NHTSA Looks To Remove Self-Driving Car Regulations

The U.S. National Highway Traffic Safety Administration (NHTSA) wants input from the industry in finding ways to remove regulatory issues that prevent the rollout of autonomous vehicles.

Reuters, citing a report from the NHTSA, reported that the government agency wants to identify any unnecessary regulations that serve as barriers to widespread adoption of self-driving cars. It is particularly interested in those “that are not equipped with controls for a human driver,” Reuters reported.
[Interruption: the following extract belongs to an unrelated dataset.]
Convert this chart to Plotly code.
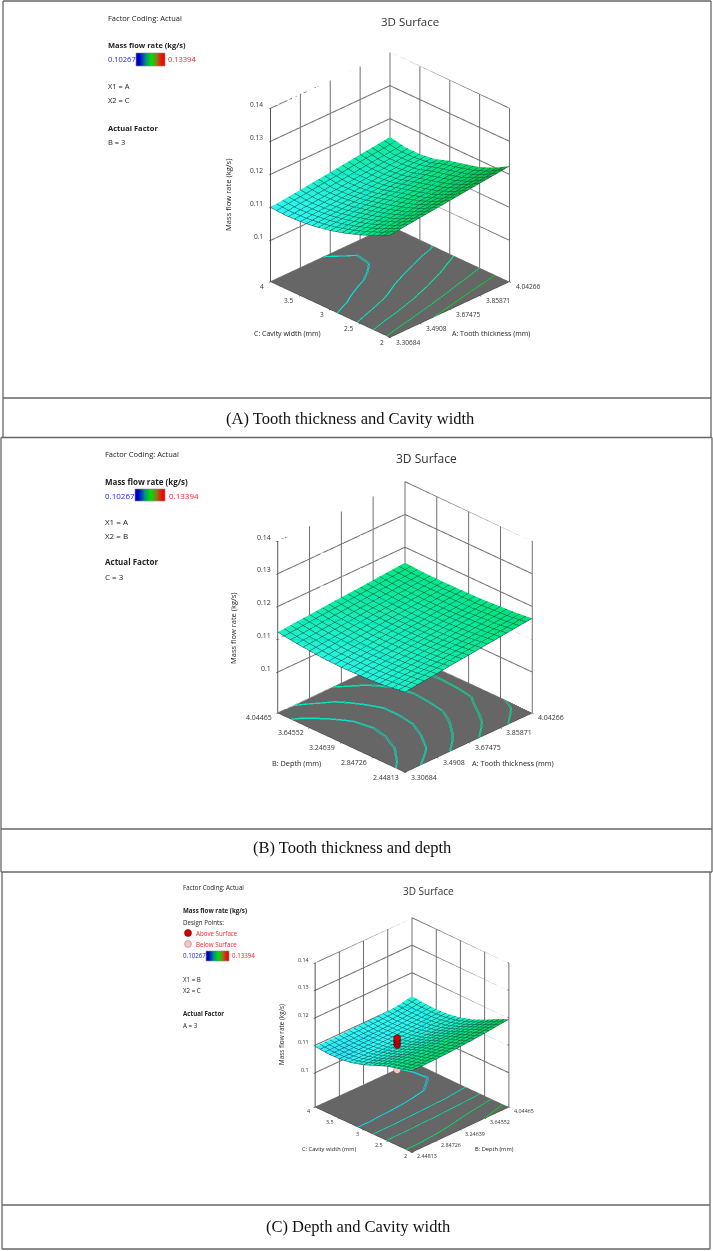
import plotly.graph_objects as go

W, H = 713, 1251
FONT = "Open Sans"
SERIF = "Liberation Serif"

# ---------- data ----------
a_grid = [3.30684, 3.39882, 3.49080, 3.58278, 3.67475, 3.76673, 3.85871, 3.95069, 4.04266]
b_grid = [2.44813, 2.64770, 2.84726, 3.04683, 3.24639, 3.44596, 3.64552, 3.84509, 4.04465]
c_grid = [2.0, 2.25, 2.5, 2.75, 3.0, 3.25, 3.5, 3.75, 4.0]

a_ticks = [3.30684, 3.4908, 3.67475, 3.85871, 4.04266]
b_ticks = [2.44813, 2.84726, 3.24639, 3.64552, 4.04465]
c_ticks = [2, 2.5, 3, 3.5, 4]
z_ticks = [0.1, 0.11, 0.12, 0.13, 0.14]
z_floor = 0.0875
z_top = 0.14

flow_ac = [
    [.1185, .1190, .1195, .1200, .1205, .1210, .1215, .1220, .1225],
    [.1162, .1167, .1171, .1176, .1181, .1185, .1190, .1194, .1199],
    [.1143, .1148, .1152, .1157, .1162, .1166, .1171, .1175, .1180],
    [.1127, .1132, .1137, .1142, .1148, .1153, .1158, .1163, .1168],
    [.1114, .1119, .1125, .1130, .1136, .1141, .1146, .1152, .1157],
    [.1105, .1110, .1114, .1119, .1123, .1128, .1132, .1137, .1141],
    [.1099, .1104, .1108, .1113, .1117, .1122, .1126, .1131, .1135],
    [.1097, .1102, .1106, .1111, .1116, .1121, .1126, .1130, .1135],
    [.1100, .1106, .1111, .1117, .1122, .1128, .1134, .1139, .1145],
]
flow_ab = [
    [.1120, .1126, .1131, .1137, .1142, .1148, .1153, .1159, .1164],
    [.1113, .1119, .1124, .1130, .1136, .1141, .1147, .1152, .1158],
    [.1108, .1114, .1120, .1126, .1132, .1137, .1143, .1149, .1155],
    [.1106, .1112, .1117, .1123, .1129, .1134, .1140, .1145, .1151],
    [.1105, .1111, .1116, .1122, .1128, .1133, .1139, .1144, .1150],
    [.1106, .1111, .1117, .1122, .1128, .1133, .1138, .1144, .1149],
    [.1110, .1115, .1120, .1125, .1130, .1134, .1139, .1144, .1149],
    [.1115, .1119, .1124, .1128, .1133, .1137, .1141, .1146, .1150],
    [.1122, .1126, .1130, .1134, .1138, .1141, .1145, .1149, .1153],
]
flow_bc = [
    [.1172, .1172, .1173, .1175, .1178, .1181, .1185, .1190, .1195],
    [.1158, .1158, .1159, .1160, .1162, .1165, .1168, .1171, .1175],
    [.1147, .1147, .1147, .1148, .1148, .1149, .1150, .1151, .1152],
    [.1129, .1129, .1129, .1130, .1130, .1131, .1131, .1132, .1133],
    [.1111, .1111, .1112, .1112, .1113, .1114, .1115, .1117, .1119],
    [.1098, .1098, .1099, .1100, .1101, .1103, .1105, .1108, .1111],
    [.1092, .1092, .1093, .1094, .1096, .1098, .1101, .1104, .1108],
    [.1091, .1091, .1092, .1093, .1094, .1096, .1099, .1104, .1110],
    [.1096, .1096, .1096, .1097, .1098, .1099, .1101, .1106, .1115],
]
levels_ac = [(0.112, "#00e8d8"), (0.114, "#00e8c0"), (0.116, "#00e8a0"), (0.118, "#00e060"), (0.120, "#00e020")]
levels_ab = [(0.1116, "#00e8c8"), (0.1126, "#00e8c0"), (0.1136, "#00e8b0"), (0.1146, "#00e8a0"), (0.1156, "#00e090")]
levels_bc = [(0.1105, "#00e0f0"), (0.1125, "#00e0c8"), (0.1145, "#00e0a0"), (0.1165, "#00e060"), (0.1185, "#00e020")]

above_b = [3.0, 3.0, 3.0, 3.0, 3.0]
above_c = [3.0, 3.0, 3.0, 3.0, 3.0]
above_z = [0.1128, 0.1134, 0.1140, 0.1146, 0.1152]
below_b = [3.0]
below_c = [3.0]
below_z = [0.1036]

bar_values = [0.10267, 0.1105, 0.1183, 0.1261, 0.13394]
flow_min, flow_max = 0.10267, 0.13394

surface_scale = [[0, "#0000ff"], [0.22, "#30f8f8"], [0.4, "#00e880"], [0.62, "#14b030"], [0.8, "#a09020"], [1, "#ff0000"]]
bar_scale = [[0, "#0000c8"], [0.25, "#008a8a"], [0.5, "#00e000"], [0.75, "#8a7a20"], [1, "#ff0000"]]

fig = go.Figure()


def px(x):
    return x / W


def py(y):
    return 1 - y / H


annotations = []
shapes = []


def label(x, y, text, size=7.5, color="#222222", bold=False, anchor="left", family=FONT):
    annotations.append(dict(
        x=px(x), y=py(y), xref="paper", yref="paper", text=f"<b>{text}</b>" if bold else text,
        showarrow=False, xanchor=anchor, yanchor="middle",
        font=dict(family=family, size=size, color=color), borderpad=0,
    ))


def walls(x0, x1, y0, y1, xt, yt):
    xs, ys, zs = [], [], []
    for z in [z_floor] + z_ticks:
        xs += [x0, x1, x1, None]
        ys += [y1, y1, y0, None]
        zs += [z, z, z, None]
    for x in xt:
        xs += [x, x, None]
        ys += [y1, y1, None]
        zs += [z_floor, z_top, None]
    for y in yt:
        xs += [x1, x1, None]
        ys += [y, y, None]
        zs += [z_floor, z_top, None]
    return go.Scatter3d(x=xs, y=ys, z=zs, mode="lines", hoverinfo="skip", showlegend=False,
                        line=dict(color="#707070", width=2))


def panel(name, domain, xg, yg, zz, xt, yt, lv, fs, zaspect, gap):
    x0, x1, y0, y1 = xg[0], xg[-1], yg[0], yg[-1]
    fig.add_trace(walls(x0, x1, y0, y1, xt, yt).update(scene=name))
    fig.add_trace(go.Surface(
        x=xg, y=yg, z=zz, scene=name, colorscale=surface_scale, cmin=flow_min, cmax=flow_max,
        showscale=False, hoverinfo="skip",
        lighting=dict(ambient=1.0, diffuse=0.15, specular=0.0, roughness=0.9),
        lightposition=dict(x=-1000, y=-1000, z=3000),
        contours=dict(
            x=dict(show=True, start=x0, end=x1, size=(x1 - x0) / 20, color="#14484a", width=1),
            y=dict(show=True, start=y0, end=y1, size=(y1 - y0) / 20, color="#14484a", width=1),
        ),
    ))
    for level, col in lv:
        fig.add_trace(go.Surface(
            x=xg, y=yg, z=zz, scene=name, opacity=0.01, showscale=False, hoverinfo="skip",
            colorscale=[[0, col], [1, col]],
            contours=dict(z=dict(show=True, start=level - 0.00003, end=level + 0.00004, size=0.00003, color=col,
                                 width=2, project=dict(z=True))),
        ))
    font = dict(family=FONT, size=fs, color="#333333")
    sa = []
    for v in xt:
        sa.append(dict(x=v, y=y0, z=z_floor, text=str(v), showarrow=False, xanchor="left", yanchor="middle",
                       xshift=gap, yshift=-gap - 1, font=font))
    for v in yt:
        sa.append(dict(x=x0, y=v, z=z_floor, text=str(v), showarrow=False, xanchor="right", yanchor="middle",
                       xshift=-gap, yshift=-gap - 1, font=font))
    for v in z_ticks:
        sa.append(dict(x=x0, y=y1, z=v, text=str(v), showarrow=False, xanchor="right", yanchor="middle",
                       xshift=-gap - 1, yshift=gap, font=font))
    ax = dict(showgrid=False, zeroline=False, showspikes=False, showticklabels=False,
              showbackground=False, showline=True, linecolor="#333333", linewidth=1,
              ticks="outside", ticklen=2, tickcolor="#111111", title=dict(text=""))
    fig.update_layout({name: dict(
        domain=dict(x=[px(domain[0]), px(domain[2])], y=[py(domain[3]), py(domain[1])]),
        bgcolor="rgba(0,0,0,0)",
        aspectmode="manual", aspectratio=dict(x=1, y=1, z=zaspect),
        camera=dict(eye=dict(x=-2.0, y=-2.0, z=1.49), center=dict(x=0, y=0, z=0), up=dict(x=0, y=0, z=1),
                    projection=dict(type="orthographic")),
        xaxis=dict(ax, range=[x0, x1], tickvals=xt),
        yaxis=dict(ax, range=[y0, y1], tickvals=yt),
        zaxis=dict(ax, range=[z_floor, z_top], tickvals=z_ticks, showbackground=True, backgroundcolor="#666666"),
        annotations=sa,
    )})


def colorbar(i, x0, x1, y0, y1):
    suffix = "" if i == 1 else str(i)
    fig.add_trace(go.Heatmap(z=[bar_values], x=[0, 1, 2, 3, 4], y=[0], colorscale=bar_scale, zmin=flow_min,
                             zmax=flow_max, zsmooth="best", showscale=False, hoverinfo="skip",
                             xaxis="x" + suffix, yaxis="y" + suffix))
    blank = dict(visible=False, fixedrange=True)
    fig.update_layout({"xaxis" + suffix: dict(blank, domain=[px(x0), px(x1)], anchor="y" + suffix),
                       "yaxis" + suffix: dict(blank, domain=[py(y1), py(y0)], anchor="x" + suffix)})
    shapes.append(dict(type="rect", xref="paper", yref="paper", x0=px(x0), x1=px(x1), y0=py(y0), y1=py(y1),
                       line=dict(color="#888888", width=0.6)))


panel("scene", (221, 26, 559, 364), a_grid, c_grid, flow_ac, a_ticks, c_ticks, levels_ac, 6.6, 1.16, 4)
panel("scene2", (225, 447, 585, 807), a_grid, b_grid, flow_ab, a_ticks, b_ticks, levels_ab, 7, 1.08, 4)
panel("scene3", (275, 898, 549, 1172), b_grid, c_grid, flow_bc, b_ticks, c_ticks, levels_bc, 5.4, 1.19, 3)

fig.add_trace(go.Scatter3d(x=above_b, y=above_c, z=above_z, scene="scene3", mode="markers", hoverinfo="skip",
                           marker=dict(size=4, color="#cc0000", line=dict(color="#550000", width=1))))
fig.add_trace(go.Scatter3d(x=below_b, y=below_c, z=below_z, scene="scene3", mode="markers", hoverinfo="skip",
                           marker=dict(size=4, color="#f5c4c4", line=dict(color="#996666", width=1))))

colorbar(1, 136, 165, 53, 66)
colorbar(2, 135, 165, 489, 501)
colorbar(3, 206, 229, 951, 961)

# panel A text
label(107, 18, "Factor Coding: Actual")
label(107, 45, "Mass flow rate (kg/s)", bold=True)
label(107, 59, "0.10267", color="#2020ff")
label(167, 59, "0.13394", color="#ff2020")
label(107, 86.5, "X1 = A")
label(107, 100.5, "X2 = C")
label(107, 128, "Actual Factor", bold=True)
label(107, 142, "B = 3")
label(410, 22, "3D Surface", size=11.5, anchor="center", color="#333333")
label(491, 333, "A: Tooth thickness (mm)", size=7, anchor="center")
label(287, 333, "C: Cavity width (mm)", size=7, anchor="center")
label(228, 195, "<span>Mass flow rate (kg/s)</span>", size=7.6)
annotations[-1].update(textangle=-90, xanchor="center")

# panel B text
label(104, 454, "Factor Coding: Actual")
label(104, 481, "Mass flow rate (kg/s)", size=8, bold=True)
label(104, 495, "0.10267", size=8, color="#2020ff")
label(168, 495, "0.13394", size=8, color="#ff2020")
label(104, 521, "X1 = A", size=8)
label(104, 535, "X2 = B", size=8)
label(104, 562, "Actual Factor", size=8, bold=True)
label(104, 576, "C = 3", size=8)
label(426, 458, "3D Surface", size=12, anchor="center", color="#333333")
label(513, 763, "A: Tooth thickness (mm)", size=7.3, anchor="center")
label(296, 763, "B: Depth (mm)", size=7.3, anchor="center")
label(233, 628, "Mass flow rate (kg/s)", size=7.5)
annotations[-1].update(textangle=-90, xanchor="center")

# panel C text
label(182, 887, "Factor Coding: Actual", size=6.2)
label(182, 910, "Mass flow rate (kg/s)", size=6.2, bold=True)
label(182, 922, "Design Points:", size=6.2)
label(195, 933, "Above Surface", size=6.2, color="#ff2020")
label(195, 944, "Below Surface", size=6.2, color="#ff2020")
label(182, 956, "0.10267", size=6.2, color="#2020ff")
label(231, 956, "0.13394", size=6.2, color="#ff2020")
label(182, 979, "X1 = B", size=6.2)
label(182, 990, "X2 = C", size=6.2)
label(182, 1013, "Actual Factor", size=6.2, bold=True)
label(182, 1025, "A = 3", size=6.2)
label(428, 891, "3D Surface", size=10, anchor="center", color="#333333")
label(494, 1149, "B: Depth (mm)", size=5.7, anchor="center")
label(329, 1149, "C: Cavity width (mm)", size=5.7, anchor="center")
label(281, 1035, "Mass flow rate (kg/s)", size=6.4)
annotations[-1].update(textangle=-90, xanchor="center")

for cy, col, edge in [(933, "#cc0000", "#880000"), (944, "#f5c4c4", "#aa8888")]:
    shapes.append(dict(type="circle", xref="paper", yref="paper", x0=px(184.5), x1=px(191.5),
                       y0=py(cy + 3.5), y1=py(cy - 3.5), fillcolor=col, line=dict(color=edge, width=0.6)))

# captions
label(350, 418, "(A) Tooth thickness and Cavity width", size=16.5, anchor="center", family=SERIF, color="#111111")
label(352, 847, "(B) Tooth thickness and depth", size=16.5, anchor="center", family=SERIF, color="#111111")
label(358, 1226, "(C) Depth and Cavity width", size=16.5, anchor="center", family=SERIF, color="#111111")

# table rules
rules = [(3, 711, 1), (3, 711, 398), (1, 712, 437.5), (1, 712, 829), (1, 712, 872), (2, 710, 1205), (2, 710, 1249)]
for x0, x1, y in rules:
    shapes.append(dict(type="line", xref="paper", yref="paper", x0=px(x0), x1=px(x1), y0=py(y), y1=py(y),
                       line=dict(color="#666666", width=1.3)))
verticals = [(3, 1, 437.5), (711, 1, 437.5), (1, 437.5, 872), (712, 437.5, 872), (2, 872, 1249), (710, 872, 1249)]
for x, y0, y1 in verticals:
    shapes.append(dict(type="line", xref="paper", yref="paper", x0=px(x), x1=px(x), y0=py(y0), y1=py(y1),
                       line=dict(color="#666666", width=1.3)))

fig.update_layout(width=W, height=H, autosize=False, margin=dict(l=0, r=0, t=0, b=0),
                  paper_bgcolor="white", plot_bgcolor="white", showlegend=False,
                  annotations=annotations, shapes=shapes)
fig.write_html("out.html", post_script="document.body.style.margin='0';", config=dict(displayModeBar=False))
The agency is also seeking feedback on what research it should conduct before choosing which regulations to eliminate and which ones to rewrite.

As the report noted, it may take the NHTSA years to complete its research and come up with changes to the rules. In a statement to Reuters, it said it is gearing up to issue a formal notice in the “near future requesting comment.” The policy notice should be out by the end of November, according to the report.

As it currently stands, Reuters reported, car manufacturers have close to 75 auto standards they have to achieve with their self-driving cars, many of which were written assuming a licensed driver would be behind the wheel. Earlier in the month, a Senate committee agreed to green-light a bill that would speed up the use of autonomous cars that don’t have a driver controlling it.

Most of the car makers – including General Motors, Alphabet and Ford – had pushed hard for the legislation, noted Reuters. They have all vowed to keep fighting regulatory hurdles that would prevent this potentially huge market from taking off.

With the bill, car makers would get exemptions from the NHTSA for certain safety rules for as many as 80,000 vehicles in a three-year time frame. The NHTSA is also required to write permanent rules for autonomous vehicles within 10 years, noted the report.